Reading the ending of Exit West, one scene in particular stood out to me. Starting on page 207, Hamid opens a narrative about an old woman who has lived in the same house in Palo Alto nearly all her life. Hamid puts forth effort into ensure that the reader establishes an emotional connection with this women. A tone of melancholy and lonesomeness is created through descriptions of the old women only maintaining contact with a single granddaughter (208).

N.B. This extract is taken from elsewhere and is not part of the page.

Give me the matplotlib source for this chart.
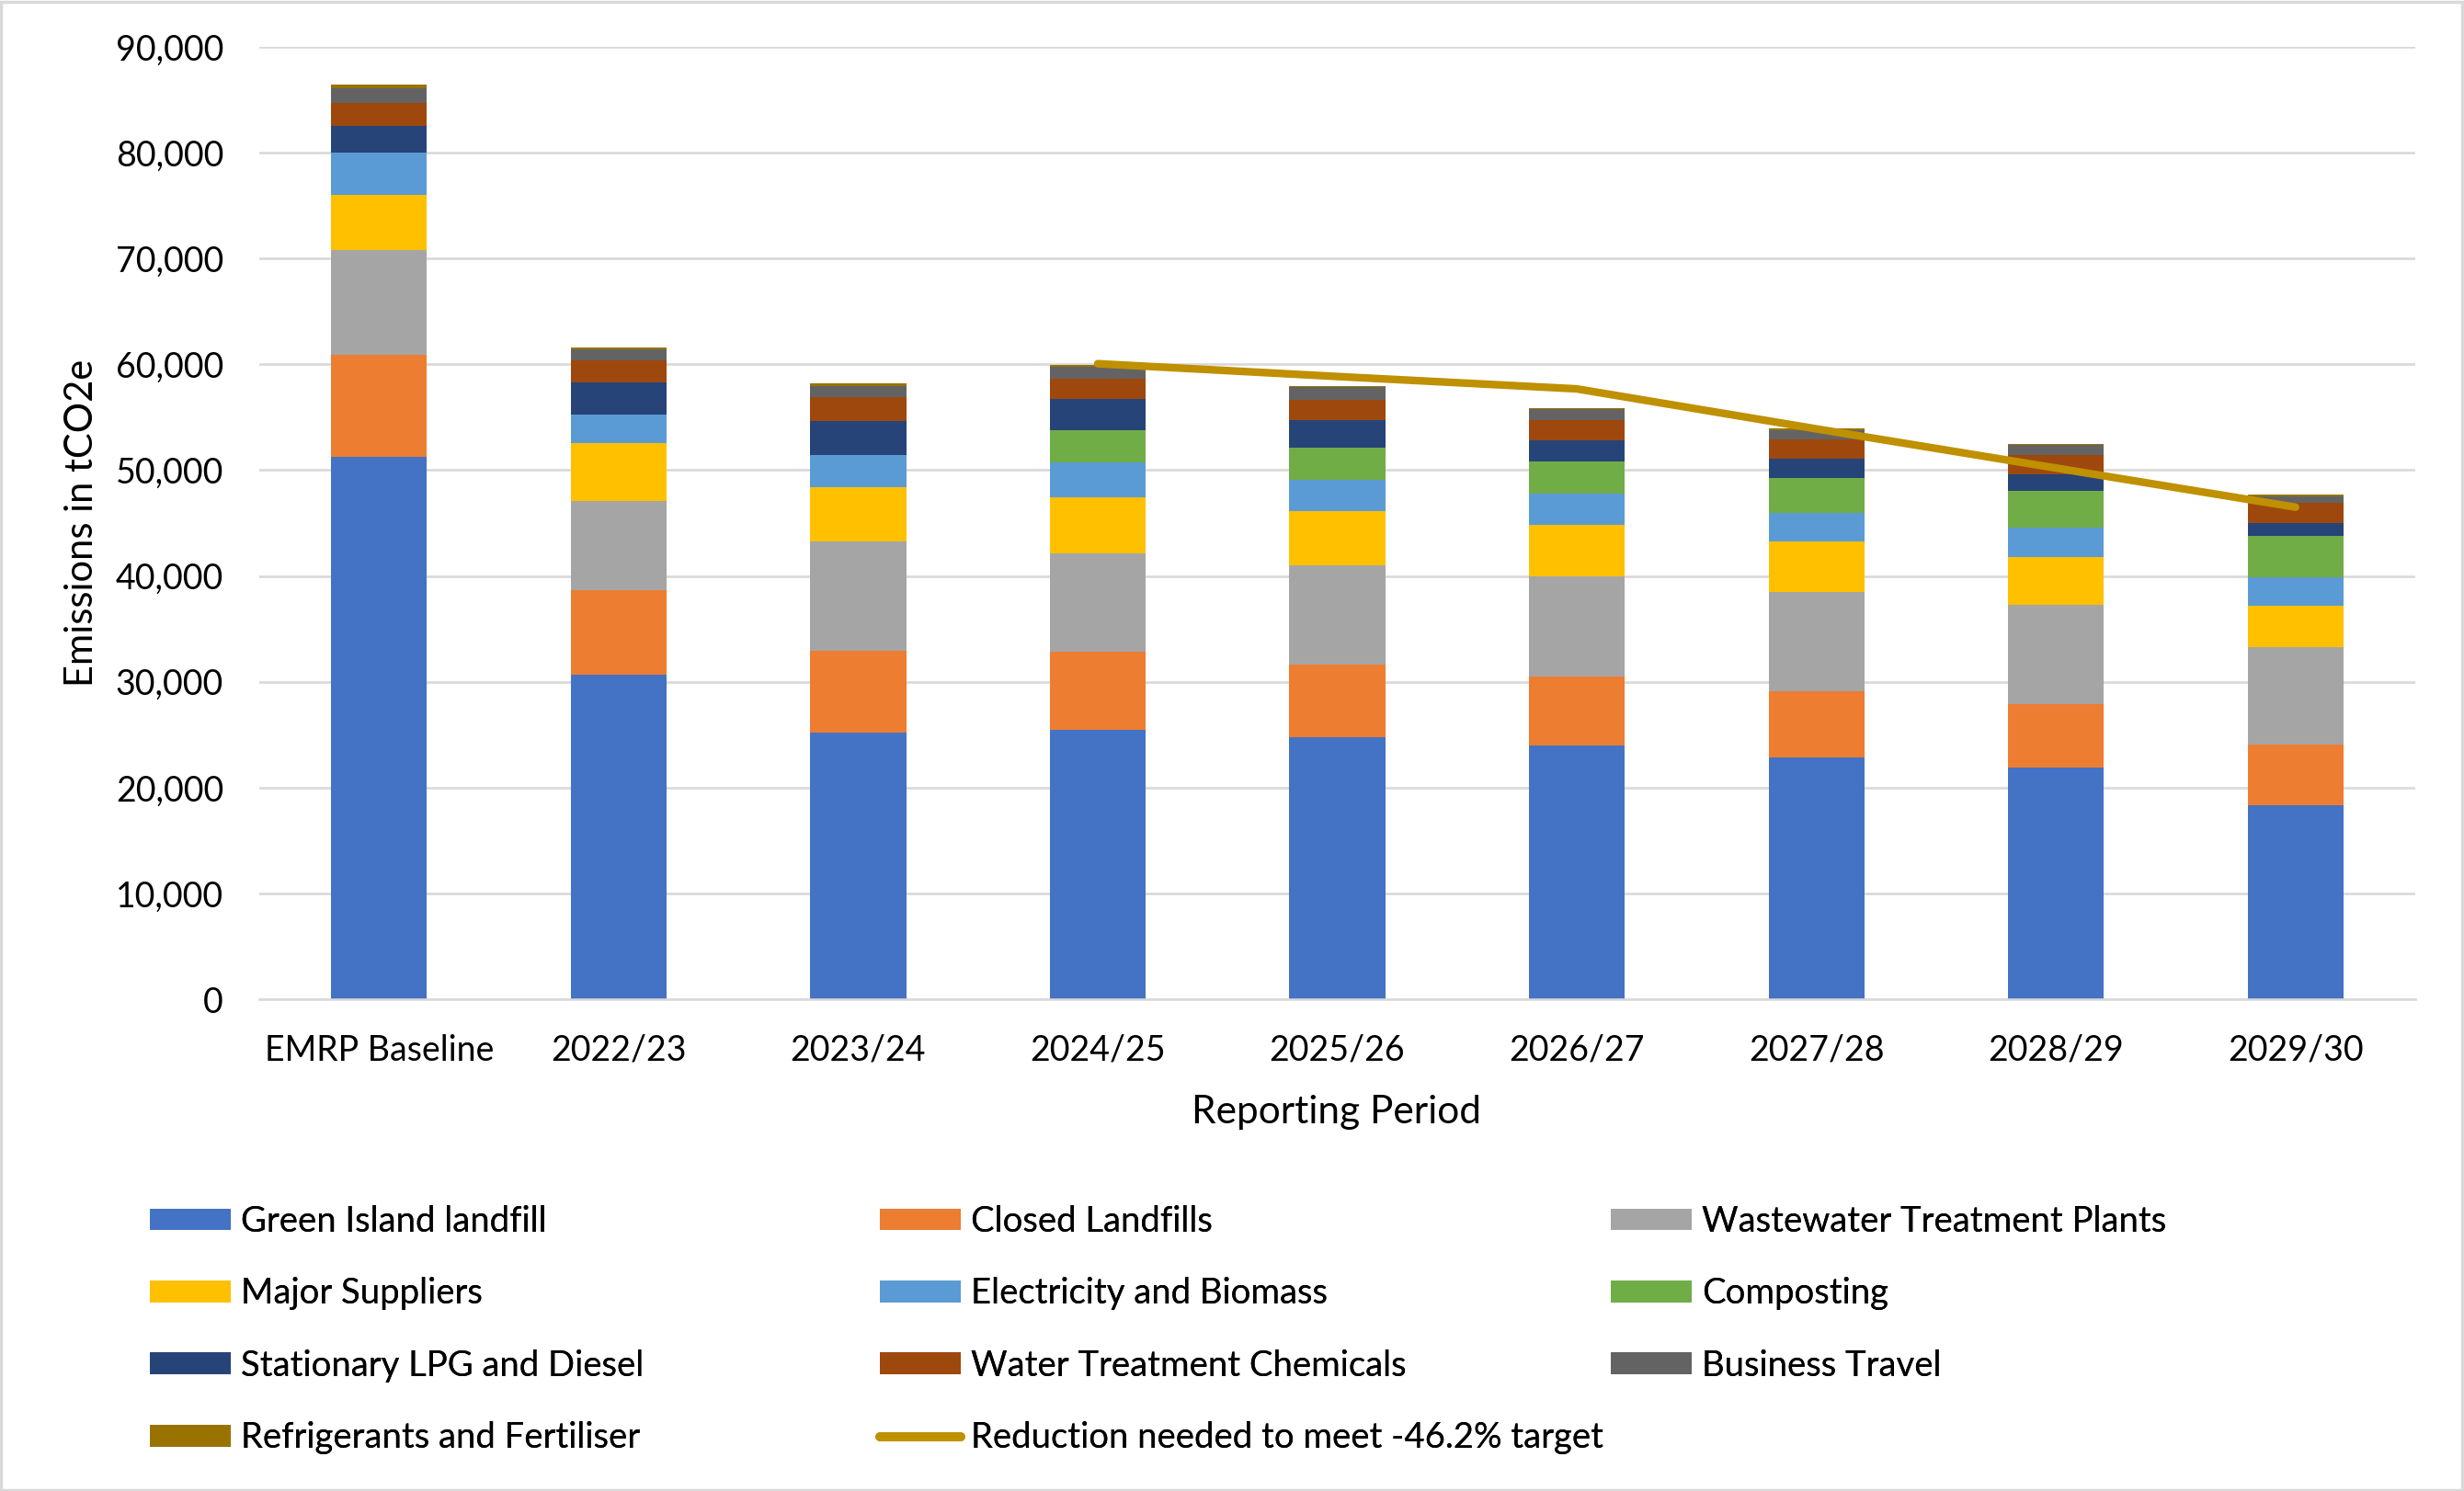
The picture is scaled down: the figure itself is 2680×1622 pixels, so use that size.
import numpy as np
import matplotlib.pyplot as plt
from matplotlib.patches import Rectangle, Patch
from matplotlib.lines import Line2D
from matplotlib.ticker import FuncFormatter

plt.rcParams["font.family"] = ["Lato", "DejaVu Sans"]

periods = ["EMRP Baseline", "2022/23", "2023/24", "2024/25", "2025/26",
           "2026/27", "2027/28", "2028/29", "2029/30"]

series_names = [
    "Green Island landfill",
    "Closed Landfills",
    "Wastewater Treatment Plants",
    "Major Suppliers",
    "Electricity and Biomass",
    "Composting",
    "Stationary LPG and Diesel",
    "Water Treatment Chemicals",
    "Business Travel",
    "Refrigerants and Fertiliser",
]
series_colors = ["#4472C4", "#ED7D31", "#A5A5A5", "#FFC000", "#5B9BD5",
                 "#70AD47", "#264478", "#9E480E", "#636363", "#997300"]

green_island = [51260, 30640, 25220, 25490, 24780, 23970, 22850, 21900, 18320]
closed_landfills = [9640, 8060, 7740, 7310, 6870, 6530, 6240, 6000, 5740]
wastewater = [9860, 8410, 10340, 9370, 9360, 9470, 9370, 9390, 9170]
major_suppliers = [5220, 5480, 5100, 5250, 5090, 4840, 4790, 4460, 3940]
electricity = [4020, 2630, 3000, 3280, 2970, 2930, 2690, 2820, 2730]
composting = [0, 0, 0, 3070, 3050, 3040, 3280, 3460, 3850]
lpg_diesel = [2560, 3090, 3250, 2930, 2630, 2000, 1820, 1540, 1210]
water_chem = [2120, 2090, 2260, 1910, 1890, 1940, 1830, 1880, 1910]
business_travel = [1400, 1000, 1000, 1160, 1190, 1050, 930, 900, 680]
refrigerants = [365, 230, 300, 130, 100, 80, 110, 90, 100]

target_periods = ["2024/25", "2025/26", "2026/27", "2027/28", "2028/29", "2029/30"]
target_values = [60060, 58850, 57680, 53900, 50200, 46500]
target_label = "Reduction needed to meet -46.2% target"
target_color = "#BF9000"

all_series = [green_island, closed_landfills, wastewater, major_suppliers,
              electricity, composting, lpg_diesel, water_chem,
              business_travel, refrigerants]

W, H = 2680, 1622
fig = plt.figure(figsize=(W / 100, H / 100), dpi=100)
ax = fig.add_axes([282 / W, 1 - 1087 / H, (2627 - 282) / W, (1087 - 51) / H])

x = np.arange(len(periods))
bottom = np.zeros(len(periods))
for vals, col in zip(all_series, series_colors):
    ax.bar(x, vals, width=0.4, bottom=bottom, color=col, linewidth=0, zorder=2)
    bottom += np.array(vals)

tx = [periods.index(p) for p in target_periods]
ax.plot(tx, target_values, color=target_color, linewidth=6,
        solid_capstyle="round", solid_joinstyle="round", zorder=3)

ax.set_xlim(-0.5, len(periods) - 0.5)
ax.set_ylim(0, 90000)
ax.set_yticks(np.arange(0, 90001, 10000))
ax.yaxis.set_major_formatter(FuncFormatter(lambda v, p: f"{v:,.0f}"))
ax.set_xticks(x)
ax.set_xticklabels(periods)
ax.grid(axis="y", color="#D9D9D9", linewidth=1.9)
ax.set_axisbelow(True)
for s in ["top", "right", "left"]:
    ax.spines[s].set_visible(False)
ax.spines["bottom"].set_color("#D9D9D9")
ax.spines["bottom"].set_linewidth(1.9)
ax.tick_params(axis="both", length=0, labelsize=27, colors="#000000")
ax.tick_params(axis="y", pad=28)
ax.tick_params(axis="x", pad=27)

fig.text(89 / W, 1 - 569 / H, "Emissions in tCO2e", rotation=90,
         ha="center", va="center", fontsize=30)
fig.text(1454 / W, 1 - 1210 / H, "Reporting Period",
         ha="center", va="center", fontsize=30.5)

# chart border
fig.patches.append(Rectangle((1 / W, 1 / H), 1 - 3 / W, 1 - 3 / H,
                             transform=fig.transFigure, fill=False,
                             edgecolor="#D9D9D9", linewidth=2.5))

# legend, three columns laid out row by row
patches = [Patch(facecolor=c, label=n) for n, c in zip(series_names, series_colors)]
line_handle = Line2D([], [], color=target_color, linewidth=7,
                     solid_capstyle="round", label=target_label)
columns = [
    [patches[0], patches[3], patches[6], patches[9]],
    [patches[1], patches[4], patches[7], line_handle],
    [patches[2], patches[5], patches[8]],
]
col_x = [163, 957, 1752]
for hs, cx in zip(columns, col_x):
    leg = fig.legend(handles=hs, loc="upper left",
                     bbox_to_anchor=(cx / W, 1 - 1311 / H),
                     frameon=False, fontsize=27.5, borderpad=0,
                     borderaxespad=0, handlelength=2.3, handleheight=0.58,
                     handletextpad=0.29, labelspacing=1.11)
    fig.add_artist(leg)

fig.savefig("out.png", dpi=100)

But what makes this character so interesting is that she represents, in some sense, the collective push back on migration. Hamid creates a whole novel dedicated to the idea that migration is inevitable and should be met with open arms. The old women, albeit somewhat subtly, shows disdain for those around her, “All sorts of strange people were around, people who looked more at home than she was.” Although she is not an extremist, the old woman provides insight into the mind of the native. From her point of view the collective migration has left her feeling displaced and somewhat uncomfortable and though she doesn’t act on these feelings, they are a muted version of the sentiment of the native who confront the migrants.
I liked how Hamid waiting until the end of the novel to put us in the shoes of the native. The concluding line of this short narrative was, “We are all migrants through time” (209). This impactful, for me, echoed back to a brief conversation that happened in the book were Saeed reflects on the idea that those who claimed to be native of the united states and that the true natives were scarce.